Emotions are vitally important to us as human beings. They are a God-given part of our personality, providing a richness, colour and depth to our life experience that can be a source of great pleasure. But of course, things can go wrong with our emotions. Negative emotions can be alarming at times and if we are dominated by them it can lead to a miserable existence. Emotional pain is very real and can be extremely severe. Sometimes, emotional pain is even more unbearable than physical pain because there is no evident cause for it. With physical pain you can pinpoint a problem and seek the appropriate treatment, as with a wound or a broken bone, but it is vastly more difficult to pinpoint the cause of emotional pain.
Most people, to a greater or lesser degree, suffer from fear or anxiety. They experience unexplained feelings of melancholy at times, uncontrolled feelings of anger, hurt, resentment, or, in extreme cases, hatred. Sometimes our emotions can be so turned in on ourselves that we are filled with feelings of dread, of self-loathing, guilt and condemnation. One of the greatest obstacles to overcoming negative emotions like these is the problem of denial. We commonly ignore negative emotions because society has told us we are not supposed to feel that way. This is a double-edged problem for Christians because the Church has been effective in teaching believers that we are supposed to feel happy, blessed and full of joy all of the time; it is how we are meant to feel, they say, because we are Christians! Therefore, if a believer is not feeling happy and blessed, they tend to hide their negative emotions. If there is something else going on inside of us we tend to deny it, push it down and say it doesn’t exist. We come to church on Sunday, we smile, we’re nice to people, we tell everybody we’re fine and we go home feeling as miserable as when we came. That’s not reality! We need to be honest, open with our feelings, and understand that at times, even as Christians, things can go wrong with our emotions.
Charismatic Christians are often castigated for being over-emotional, yet God has made us with a personality that comprises three major elements – the mind, the will and the emotions. We should live before God whole and complete in each of these dimensions, utilizing each aspect in our worship of Him. Our thoughts should be renewed; our emotions should be in line with and reflect the spiritual realm; our choices should be in line with God’s will.
It is interesting to me that, even though we live in a feeling orientated world, many people still find it extremely difficult to identify and express their emotions. Sometimes we are not really aware of what we are feeling, or indeed the strength of the emotions that lie just under the surface of our personality. Often we have no clue as to why we are feeling what we are feeling or where these emotions originated from.
Have you ever been in a situation where you feel something strange and you don’t know why? Maybe you are feeling very angry or frustrated, or perhaps you’re feeling very low and you can’t put your finger on why? Often it is because we are simply “out of touch” with our emotions, but deeper than that, we have no idea what it is that actually triggers those emotions. Fundamentally, many of us don’t know how our emotions operate and so we have no means of controlling them.

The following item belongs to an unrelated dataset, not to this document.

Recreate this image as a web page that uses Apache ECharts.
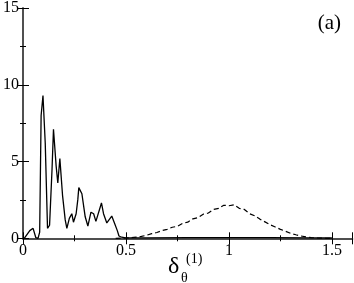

Our education system, especially in the west, teaches us how to think, but it doesn’t teach us how to feel. Education is mainly concerned with pumping the intellect full of ideas, but it does not address our emotional development at all. I imagine there are few, if any, who can say that at school they were taught to feel. Rather we are taught to think, to focus on ideas and concepts, to evaluate and process information.We are not taught to appreciate what is going on inside ourselves.
Just because you are a Christian, it doesn’t mean to say that your emotions are perfectly in line with what God intended for you. Believers are just as prone as anyone to carry all kinds of emotional baggage around with them. But we must learn, with the Holy Spirit’s help, to be aware of those things and ask God to deal with them.
Something that feels good at the time isn’t necessarily good for us and won’t carry on producing feelings of wellbeing for very long. But as long we believe our needs are going to be met by a certain activity, no matter how short-lived the good feelings are, we will keep on doing it. If you believe that your needs are going to be met in a certain direction, you will be motivated to go in that direction, even if your needs are not fully met.
We are motivated to go in the direction where we believe our needs will be met. In other words, the direction that makes us feel good. Sometimes as Christians we have to admit that the feel good factor is a little elusive. I remember an evangelist who came to our church many years ago and was leading a young girl to Christ. At one point the girl informed him: “I want to keep sleeping with my boyfriend because it feels good. Your kind of Christianity that says you can’t do that kind of stuff, and that makes me feel bad!” I thought the evangelist would immediately get on his high horse and lay the law down to her, but instead he said, “You know, you’re right. Going God’s way feels miserable at times! But it’s still the right way to go.”